Pop Quiz: Is GIF jiff or giff? Hint: Just because the acronym stands for Graphical Interchange Format, it might not be a hard G.

The Hard

The absolutely definitive EE shibboleth is "coax." Civilians say cokes, as in the plural of the sugary beverage, but double-Es invariably say co-aks, as in coaxial cable. Try it, it works every time.

Most hardware terms start out as acronyms and most acronyms start out as individual letters. If the acronym has (or can fake) a vowel or two, the capitalization vanishes and you get a word: RADAR was never spelled out.

To this day, though, bipolar transistors come in NPN and PNP flavors that remain letters: en-pee-en and pee-en-pee. Field-effect transistors, JFETs and MOSFETs, instantly became jay'-fets and mos'-fets.

Slap a bunch of transistors on a single silicon chip and you have an eye-see, but if you build an IC for a particular application, that Application-Specific IC is an ASIC and said ass'-ick.

The 8080 was simply the ate'-ee-ate'-ee and its support chips and descendants followed the same pattern. On the other side, Motorola 6800 microcontrollers were the six'-tee-ate-hun'-dred family. You can just tell they had nothing in common, can't you?

I once heard a secretary ask a friend about an ate-thousand-two-hundred-fifty-three part. It took us quite a while to figure out she meant an ate'-ee-two-fifty-three: 8253.

As part numbers grew to five figures, hardware folks blithely ignored the ambiguity of ate'-ee-ate'-ee-six meaning 8086 and ate'-ee-one-ate'-ee-six meaning 80186. The first "80" fell off the "286," at least in common usage, and eventually Intel stopped the clock with what would have been the 80586 by calling it the Pentium.

The Pentium series continued, first with suffixes (Pentium Pro), then with Roman numerals. Pentium III is obviously pen'-tee-um-three', although it was often abbreviated as pee-three. The possible pronunciations of PIV probably had something to do with the Pentium 4's Arabic designation.

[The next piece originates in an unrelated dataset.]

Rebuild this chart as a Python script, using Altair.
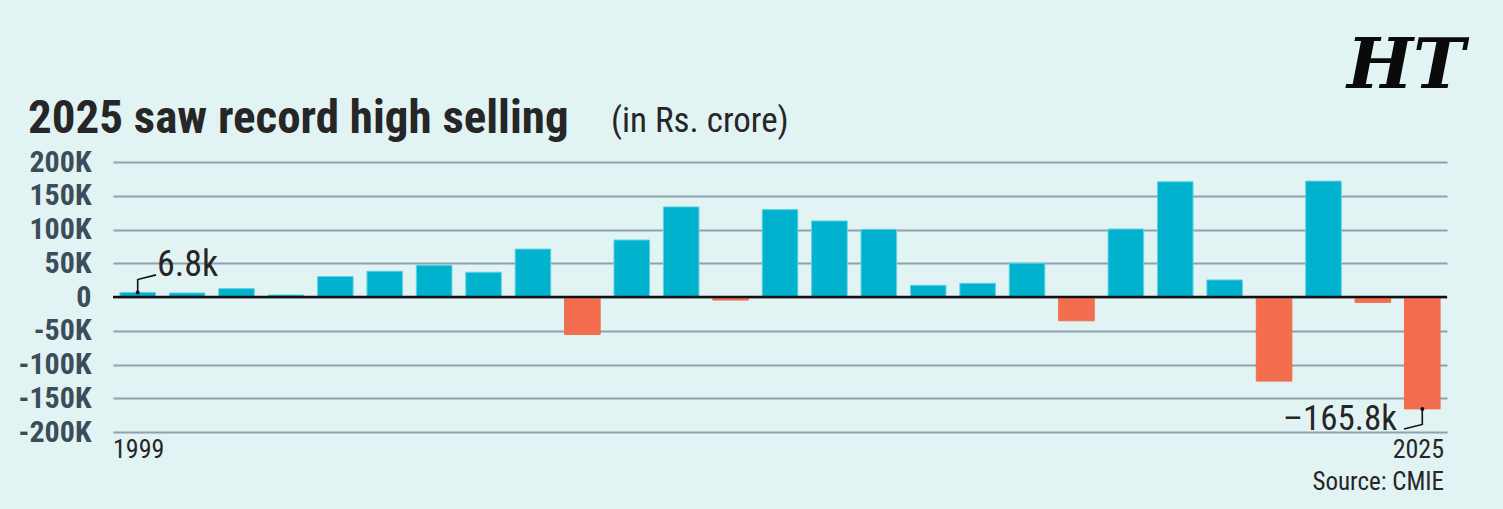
import altair as alt
import numpy as np
import pandas as pd

# Net FPI flows into Indian equities, Rs. crore
years = [1999, 2000, 2001, 2002, 2003, 2004, 2005, 2006, 2007, 2008, 2009, 2010, 2011,
         2012, 2013, 2014, 2015, 2016, 2017, 2018, 2019, 2020, 2021, 2022, 2023, 2024, 2025]
net_crore = [6800, 6000, 12400, 3000, 30300, 38200, 47100, 36700, 71000, -55600, 84400,
             133500, -4500, 129500, 112700, 100200, 17400, 20300, 50100, -35200, 100700,
             170700, 25300, -124600, 171700, -8000, -165800]
y_ticks = [200000, 150000, 100000, 50000, 0, -50000, -100000, -150000, -200000]
edge_years = ["1999", "2025"]

BG = "#E2F3F4"
BLUE = "#00B2CE"
ORANGE = "#F26E4E"
GRID = "#8DA2AD"
INK = "#262626"
AXIS_INK = "#3B4D58"
NARROW = "Roboto Condensed, Liberation Sans Narrow, DejaVu Sans Condensed, sans-serif"

W, H = 1334, 270

df = pd.DataFrame({"year": years, "value": net_crore})
df["x0"] = df["year"] - 0.36
df["x1"] = df["year"] + 0.36
df["side"] = np.where(df["value"] >= 0, "buy", "sell")

xs = alt.Scale(domain=[1998.5, 2025.5], nice=False, zero=False)
ys = alt.Scale(domain=[-200000, 200000], nice=False)

# One shared y axis definition so every layer merges into the same axis
Y_AXIS = alt.Axis(
    values=y_ticks,
    labelExpr="datum.value == 0 ? '0' : (datum.value / 1000) + 'K'",
    labelOverlap=False,
    grid=True,
    gridColor=GRID,
    gridWidth=2,
    domain=False,
    ticks=False,
    labelPadding=22,
    labelFont=NARROW,
    labelFontSize=30,
    labelFontWeight="bold",
    labelColor=AXIS_INK,
    title=None,
)


def X(field):
    return alt.X(field, scale=xs, axis=None)


def Y(field):
    return alt.Y(field, scale=ys, axis=Y_AXIS)


bars = alt.Chart(df).mark_bar(strokeWidth=1).encode(
    x=X("x0:Q"),
    x2="x1:Q",
    y=Y("value:Q"),
    y2=alt.datum(0),
    color=alt.Color("side:N", scale=alt.Scale(domain=["buy", "sell"], range=[BLUE, ORANGE]), legend=None),
    stroke=alt.Color("side:N", scale=alt.Scale(domain=["buy", "sell"], range=["#5FD3E3", ORANGE]), legend=None),
)

zero_line = alt.Chart(pd.DataFrame({"v": [0]})).mark_rule(color="#111111", strokeWidth=2.5).encode(
    y=Y("v:Q"),
    x=alt.datum(1998.5, scale=xs, axis=None),
    x2=alt.datum(2025.5),
)

# Callouts for the first and last year
first_year, first_val = years[0], net_crore[0]
last_year, last_val = years[-1], net_crore[-1]

lead_first = pd.DataFrame({
    "x": [first_year, first_year, first_year + 0.37],
    "y": [first_val, first_val + 19000, first_val + 26000],
    "o": [0, 1, 2],
})
lead_last = pd.DataFrame({
    "x": [last_year, last_year, last_year - 0.37],
    "y": [last_val, last_val - 23000, last_val - 29700],
    "o": [0, 1, 2],
})


def leader(frame):
    return alt.Chart(frame).mark_line(color="#111111", strokeWidth=1.6).encode(
        x=X("x:Q"), y=Y("y:Q"), order="o:Q"
    )


dots = alt.Chart(pd.DataFrame({"x": [first_year, last_year], "y": [first_val, last_val]})).mark_circle(
    color="#111111", size=16, opacity=1
).encode(x=X("x:Q"), y=Y("y:Q"))

first_lbl = alt.Chart(pd.DataFrame({
    "x": [first_year + 0.39], "y": [first_val + 25000], "t": [f"{first_val / 1000:.1f}k"]
})).mark_text(align="left", baseline="alphabetic", font=NARROW, fontSize=36, color=INK).encode(
    x=X("x:Q"), y=Y("y:Q"), text="t:N"
)

last_lbl = alt.Chart(pd.DataFrame({
    "x": [last_year - 0.51], "y": [last_val - 30800], "t": [f"\u2013{abs(last_val) / 1000:.1f}k"]
})).mark_text(align="right", baseline="alphabetic", font=NARROW, fontSize=35, color=INK).encode(
    x=X("x:Q"), y=Y("y:Q"), text="t:N"
)

# Edge year labels under the plot
yr_first = alt.Chart(pd.DataFrame({"x": [1998.5], "t": [edge_years[0]]})).mark_text(
    align="left", baseline="alphabetic", font=NARROW, fontSize=26, color=INK
).encode(x=X("x:Q"), y=alt.value(H + 26), text="t:N")

yr_last = alt.Chart(pd.DataFrame({"x": [2025.5], "t": [edge_years[1]]})).mark_text(
    align="right", baseline="alphabetic", font=NARROW, fontSize=26, color=INK, dx=-3
).encode(x=X("x:Q"), y=alt.value(H + 26), text="t:N")

source = alt.Chart(pd.DataFrame({"t": ["Source: CMIE"]})).mark_text(
    align="right", baseline="alphabetic", font=NARROW, fontSize=25, color=INK
).encode(x=alt.value(W - 3), y=alt.value(H + 58), text="t:N")

title = alt.Chart(pd.DataFrame({"t": ["2025 saw record high selling"]})).mark_text(
    align="left", baseline="alphabetic", font=NARROW, fontSize=47, fontWeight="bold", color=INK
).encode(x=alt.value(-85), y=alt.value(-29), text="t:N")

unit = alt.Chart(pd.DataFrame({"t": ["(in Rs. crore)"]})).mark_text(
    align="left", baseline="alphabetic", font=NARROW, fontSize=35, color=INK
).encode(x=alt.value(498), y=alt.value(-30), text="t:N")

logo = alt.Chart(pd.DataFrame({"t": ["HT"]})).mark_text(
    align="center", baseline="alphabetic", font="DejaVu Serif", fontSize=70, fontWeight="bold",
    fontStyle="italic", color="#0A0A0A"
).encode(x=alt.value(1293), y=alt.value(-74), text="t:N")

chart = alt.layer(
    bars, zero_line, leader(lead_first), leader(lead_last), dots,
    first_lbl, last_lbl, yr_first, yr_last, source, title, unit, logo,
).properties(
    width=W,
    height=H,
    autosize=alt.AutoSizeParams(type="none"),
    padding={"left": 113, "top": 162, "right": 56, "bottom": 77},
    background=BG,
).configure_view(stroke=None)

chart.save("out.html", embed_options={"renderer": "svg", "actions": False})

Motorola CPUs followed a similar course, with the 68000 being the six'-tee-ate-kay.' Perhaps the difficulty of uttering names like 68030 (try it!) prompted a switch to Mcore, Coldfire, and their ilk for later designs.

Pop Quiz: Pronounce 360, 1802, 8x300, MC14500B, 2N2907. Extra Credit: AVR, PIC, RPM, CISC.

Reentry Checklist

Final Exam: Pronounce the English word "ghoti." Hints: enough, women, option.

Ganssle and Barr's Embedded Systems Dictionary (CMP Books, ISBN 1-57820-120-9) has some pronunciations. More are online at Microcontroller history is at

A full dose of jargon lives in the Jargon File found all over the Internet, including The older flat-text version at has many entries that have fallen by the wayside.

The shibboleth story took place in 1100 BC at the end of the Bronze Age. The Good Guys had iron blades, the bad guys used bronze, and God, as usual, fought on the side with the better weaponry. By contemporary standards the incident would count as genocide, but that was then and this is now.

An ancestor a few generations back changed our surname from Nissley to Nisley, thereby making us the half-essed branch of the family. We say niss-lee, but everyone else favors nize-lee, spelled Nisely. A friend's kids have always called me Mr. nose-lee. As long as the checks clear, anything is fine with me.

Give up on that doggerel? Here's how engineers read it:

    e-to-the-eks dee-why dee-eks

    e-to-the-eks dee-eks

    see-cant tan-jent co-sine sine


    square-root cube-root sign-of-pie

    dis-in-te-grate them, dear lee-hi.

Give up on the Final Exam, too? Ghoti is pronounced fish.